手術による危険性及び合併症としては、出血や鼻中隔の穿孔、鼻がへこむ鞍鼻などがあります。経験豊富な専門医による手術であれば、こうした合併症が起こる頻度は非常にまれです。なお、鼻中隔穿孔は鼻の機能にほとんど影響を与えることはありません。
局所麻酔での日帰り:手術後の過ごし方を教えてください
手術を受けた後は、約1-2時間、ベッドで安静にして過ごし、その後にご帰宅となります。手術終了時に鼻に入れたスポンジは、翌日外来にて取ります。ご来院時間は、退院時に相談いたします。手術当日は、抗生剤と鎮痛薬を処方しますが、痛みが強くなければ鎮痛薬を飲む必要はありません。また、手術当日の飲酒や入浴は禁止ですが、食事制限はありません。

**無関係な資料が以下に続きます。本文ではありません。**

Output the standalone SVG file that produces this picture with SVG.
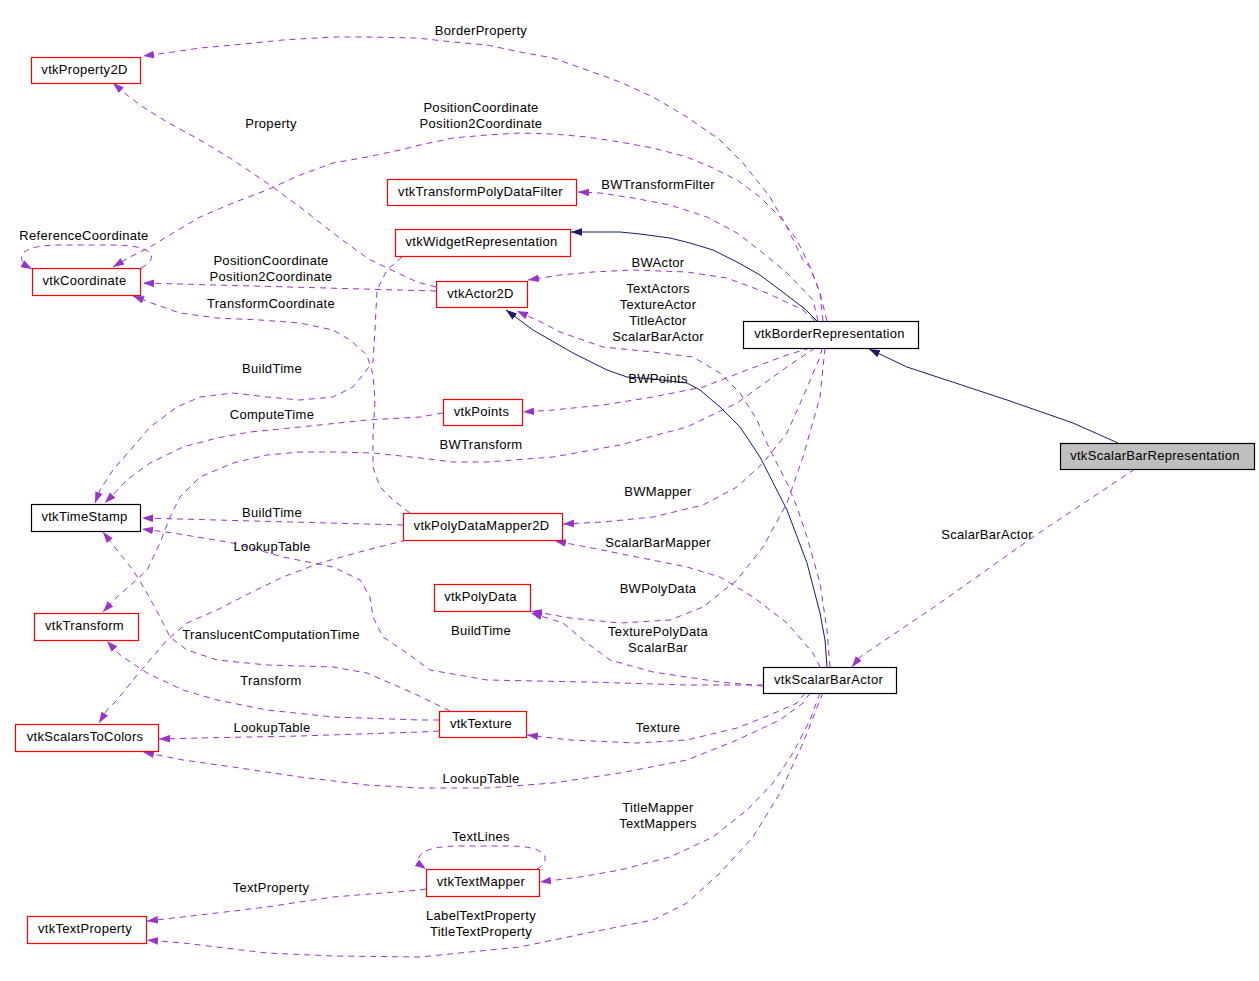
<svg xmlns="http://www.w3.org/2000/svg" width="1259" height="981" viewBox="0 0 1259 981">
<style>
.n rect{fill:#fff;stroke:#ff0000;stroke-width:1.2}
.b rect{stroke:#000}
.g rect{fill:#bfbfbf;stroke:#000}
text{font-family:"Liberation Sans",Arial,sans-serif;font-size:13px;letter-spacing:0.3px;text-anchor:middle;fill:#000}
.e{fill:none;stroke:#9a32cd;stroke-width:1;stroke-dasharray:6,5;marker-end:url(#ap)}
.i{fill:none;stroke:#191970;stroke-width:1;marker-end:url(#an)}
</style>
<defs>
<marker id="ap" viewBox="0 0 10 7" markerUnits="userSpaceOnUse" markerWidth="11" markerHeight="8" refX="10" refY="3.5" orient="auto"><path d="M0,0L10,3.5L0,7z" fill="#9a32cd" stroke="none"/></marker>
<marker id="an" viewBox="0 0 10 7" markerUnits="userSpaceOnUse" markerWidth="11" markerHeight="8" refX="10" refY="3.5" orient="auto"><path d="M0,0L10,3.5L0,7z" fill="#191970" stroke="none"/></marker>
</defs>
<rect width="1259" height="981" fill="#fff"/>
<g id="edges">
<path class="e" d="M827,321 L820,293 L810,267 L803,260 L787,227 L770,197 L743,163 L720,140 L687,117 L653,97 L620,82 L587,70 L553,58 L520,52 L487,45 L453,42 L417,38 L367,37 L333,37 L283,40 L233,45 L200,48 L173,52 L143,56"/>
<path class="e" d="M436,287 L417,282 L385,267 L367,258 L333,233 L300,207 L267,183 L233,160 L200,140 L167,122 L143,107 L127,95 L113,83"/>
<path class="e" d="M823,321 L820,293 L810,267 L797,240 L780,217 L760,197 L737,180 L713,168 L687,157 L653,148 L620,142 L587,137 L553,134 L520,133 L487,135 L453,138 L420,145 L400,150 L367,157 L333,163 L300,175 L267,190 L233,203 L200,217 L173,233 L150,247 L130,257 L113,267"/>
<path class="e" d="M141,268 C160,258 155,245 112,245 L60,245 C20,245 12,258 32,269"/>
<path class="e" d="M436,291 L143,283"/>
<path class="e" d="M410,513 L393,500 L380,487 L373,467 L373,437 L375,400 L373,375 L367,355 L350,340 L333,330 L300,323 L260,320 L217,318 L180,313 L157,305 L133,296"/>
<path class="e" d="M818,321 L813,300 L787,273 L763,253 L737,233 L707,217 L670,205 L633,198 L600,193 L578,192"/>
<path class="i" d="M817,321 L805,309 L780,290 L760,275 L737,262 L713,250 L690,243 L670,238 L640,234 L620,232 L571,232"/>
<path class="e" d="M815,321 L803,310 L767,293 L727,278 L687,272 L633,270 L593,272 L560,275 L528,280"/>
<path class="e" d="M830,667 L827,630 L820,583 L807,537 L797,507 L787,483 L770,450 L757,420 L740,393 L720,373 L693,357 L653,352 L603,347 L560,332 L543,323 L517,311"/>
<path class="i" d="M827,667 L825,640 L820,613 L807,563 L787,510 L760,457 L740,427 L720,407 L700,390 L687,383 L653,379 L627,377 L607,370 L573,353 L533,330 L506,310"/>
<path class="e" d="M810,348 L787,355 L747,370 L703,387 L653,397 L603,405 L553,410 L523,412"/>
<path class="e" d="M815,348 L787,367 L737,403 L687,427 L620,445 L553,457 L487,462 L453,462 L420,458 L373,453 L333,452 L300,452 L267,455 L233,463 L200,477 L180,497 L170,517 L160,543 L147,570 L133,583 L117,597 L103,612"/>
<path class="e" d="M443,413 L420,417 L367,420 L300,427 L250,432 L217,438 L183,447 L150,463 L127,480 L105,503"/>
<path class="e" d="M402,257 L387,270 L377,290 L375,330 L373,362 L353,387 L333,397 L300,400 L267,397 L233,393 L200,397 L177,407 L150,427 L133,447 L113,470 L100,490 L95,503"/>
<path class="e" d="M403,525 L142,518"/>
<path class="e" d="M407,540 L367,550 L320,563 L283,577 L250,593 L217,610 L187,623 L167,640 L150,660 L133,680 L117,700 L107,710 L99,723"/>
<path class="e" d="M763,685 L687,685 L587,682 L487,680 L430,670 L407,653 L383,637 L373,617 L370,597 L360,580 L333,567 L283,557 L233,543 L173,533 L142,529"/>
<path class="e" d="M820,667 L813,653 L787,623 L753,597 L720,577 L687,567 L637,557 L587,547 L555,541"/>
<path class="e" d="M822,348 L820,357 L803,397 L787,433 L763,463 L737,487 L703,505 L653,517 L603,522 L563,524"/>
<path class="e" d="M825,348 L820,397 L803,457 L787,503 L763,547 L737,580 L703,607 L670,620 L620,623 L570,618 L531,611"/>
<path class="e" d="M763,686 L720,682 L653,672 L610,660 L587,643 L563,623 L531,613"/>
<path class="e" d="M450,711 L413,693 L367,673 L333,667 L267,665 L217,660 L187,650 L170,637 L160,617 L147,593 L133,570 L117,550 L103,532"/>
<path class="e" d="M439,720 L420,720 L333,717 L267,710 L217,700 L183,690 L147,673 L120,655 L107,641"/>
<path class="e" d="M439,731 L420,732 L300,736 L200,738 L159,739"/>
<path class="e" d="M810,693 L803,703 L780,720 L737,740 L687,760 L620,773 L553,783 L487,788 L420,788 L367,785 L300,777 L233,767 L183,760 L143,752"/>
<path class="e" d="M805,693 L797,703 L770,715 L737,728 L687,740 L637,743 L570,740 L527,735"/>
<path class="e" d="M820,693 L810,720 L793,753 L773,783 L747,810 L713,837 L670,857 L620,870 L580,877 L540,882"/>
<path class="e" d="M823,693 L820,700 L803,743 L780,793 L753,837 L720,873 L687,903 L653,920 L587,933 L520,947 L420,957 L333,956 L267,953 L183,943 L147,940"/>
<path class="e" d="M426,889 L420,890 L333,897 L267,907 L200,915 L147,921"/>
<path class="e" d="M537,869 C552,860 548,846 510,846 L460,846 C420,846 410,858 426,869"/>
<path class="i" d="M1118,443 L1073,423 L1007,400 L907,367 L869,349"/>
<path class="e" d="M1135,469 L1033,537 L940,603 L860,657 L852,667"/>
</g>
<g id="edge-labels">
<text x="481" y="35">BorderProperty</text>
<text x="271" y="128">Property</text>
<text x="481" y="112">PositionCoordinate</text>
<text x="481" y="128">Position2Coordinate</text>
<text x="658" y="189">BWTransformFilter</text>
<text x="84" y="240">ReferenceCoordinate</text>
<text x="271" y="265">PositionCoordinate</text>
<text x="271" y="281">Position2Coordinate</text>
<text x="658" y="267">BWActor</text>
<text x="271" y="308">TransformCoordinate</text>
<text x="658" y="293">TextActors</text>
<text x="658" y="309">TextureActor</text>
<text x="658" y="325">TitleActor</text>
<text x="658" y="341">ScalarBarActor</text>
<text x="272" y="373">BuildTime</text>
<text x="658" y="383">BWPoints</text>
<text x="272" y="419">ComputeTime</text>
<text x="481" y="449">BWTransform</text>
<text x="658" y="496">BWMapper</text>
<text x="272" y="517">BuildTime</text>
<text x="272" y="551">LookupTable</text>
<text x="658" y="547">ScalarBarMapper</text>
<text x="987" y="539">ScalarBarActor</text>
<text x="658" y="593">BWPolyData</text>
<text x="481" y="635">BuildTime</text>
<text x="658" y="636">TexturePolyData</text>
<text x="658" y="652">ScalarBar</text>
<text x="271" y="639">TranslucentComputationTime</text>
<text x="271" y="685">Transform</text>
<text x="272" y="732">LookupTable</text>
<text x="658" y="732">Texture</text>
<text x="481" y="783">LookupTable</text>
<text x="658" y="812">TitleMapper</text>
<text x="658" y="828">TextMappers</text>
<text x="481" y="841">TextLines</text>
<text x="271" y="892">TextProperty</text>
<text x="481" y="920">LabelTextProperty</text>
<text x="481" y="936">TitleTextProperty</text>
</g>
<g id="vtkProperty2D" class="n"><rect x="31.5" y="57.5" width="109" height="26"/><text x="84.5" y="74">vtkProperty2D</text></g>
<g id="vtkCoordinate" class="n"><rect x="32.5" y="268.5" width="108" height="27"/><text x="84.5" y="285">vtkCoordinate</text></g>
<g id="vtkTransformPolyDataFilter" class="n"><rect x="387.5" y="179.5" width="189" height="26"/><text x="480.5" y="196">vtkTransformPolyDataFilter</text></g>
<g id="vtkWidgetRepresentation" class="n"><rect x="395.5" y="229.5" width="175" height="27"/><text x="481.5" y="246">vtkWidgetRepresentation</text></g>
<g id="vtkActor2D" class="n"><rect x="436.5" y="281.5" width="91" height="26"/><text x="480.5" y="298">vtkActor2D</text></g>
<g id="vtkBorderRepresentation" class="n b"><rect x="743.5" y="321.5" width="175" height="27"/><text x="829.5" y="338">vtkBorderRepresentation</text></g>
<g id="vtkScalarBarRepresentation" class="n g"><rect x="1060.5" y="443.5" width="194" height="26"/><text x="1155" y="460">vtkScalarBarRepresentation</text></g>
<g id="vtkTimeStamp" class="n b"><rect x="31.5" y="504.5" width="109" height="27"/><text x="84.5" y="521">vtkTimeStamp</text></g>
<g id="vtkPoints" class="n"><rect x="443.5" y="399.5" width="79" height="26"/><text x="481.5" y="416">vtkPoints</text></g>
<g id="vtkPolyDataMapper2D" class="n"><rect x="403.5" y="513.5" width="159" height="27"/><text x="481.5" y="530">vtkPolyDataMapper2D</text></g>
<g id="vtkPolyData" class="n"><rect x="434.5" y="584.5" width="96" height="27"/><text x="480.5" y="601">vtkPolyData</text></g>
<g id="vtkTransform" class="n"><rect x="34.5" y="613.5" width="104" height="27"/><text x="84.5" y="630">vtkTransform</text></g>
<g id="vtkScalarBarActor" class="n b"><rect x="763.5" y="667.5" width="133" height="26"/><text x="828.5" y="684">vtkScalarBarActor</text></g>
<g id="vtkTexture" class="n"><rect x="439.5" y="711.5" width="87" height="26"/><text x="481" y="728">vtkTexture</text></g>
<g id="vtkScalarsToColors" class="n"><rect x="15.5" y="724.5" width="143" height="27"/><text x="85" y="741">vtkScalarsToColors</text></g>
<g id="vtkTextMapper" class="n"><rect x="426.5" y="869.5" width="113" height="27"/><text x="481" y="886">vtkTextMapper</text></g>
<g id="vtkTextProperty" class="n"><rect x="27.5" y="916.5" width="119" height="27"/><text x="85" y="933">vtkTextProperty</text></g>
</svg>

手術終了時に鼻に入れたスポンジには、息をするためのシリコンチューブが入っています。ほとんどの場合、そのチューブにより、帰宅後も鼻呼吸は可能ですが、血液で詰まる場合もまれにあります。
血液の混じった鼻水が続く場合、綿栓をしていただきます。この綿栓はご自宅で交換いただきますが、最初血液が多く、その後徐々に鼻汁が主になっていきます。
仕事はどのくらい休まないといけませんか?
仕事の内容によって変わりますが、局所麻酔日帰り手術では、手術日と翌日の2日間、全身麻酔入院手術では、入院2日間と退院後の1日、合計3日お休みいただくことをお勧めしています。
費用はどの位ですか?
全て健康保険適用です。
内視鏡下鼻中隔手術Ⅰ型(骨、軟骨手術)6,620点(自己負担額19,860円)
内視鏡下鼻腔手術Ⅰ型(下鼻甲介手術)7,940点(自己負担額23,820円)
※下鼻甲介手術は両側行う必要があるため、倍の費用が必要になります。
日帰り局所麻酔では、内視鏡下鼻中隔手術に、両側の下鼻甲介手術を受けた場合、合計は67,500円となり、再診料、処方料などが加わって手術当日にお支払いただくのは約7万から8万円程度となります。下鼻甲介粘膜切除術を同時に受けても同じ金額です。
1泊2日入院の全身麻酔手術では、全身麻酔費用、入院食事費用などが加わるため、概算としてお伝えするのは約135,000円となります。なお、従来の1週間入院で受けた手術の場合、病院によっても変わりますが、15~20万円ほどの費用となります。
保険会社の手術給付金対象になっていますか?
保険会社や契約内容によって異なりますので、契約している保険会社に確認する必要があります。保険会社では手術をKナンバーという記号で管理しているので、それを伝えるとスムーズです。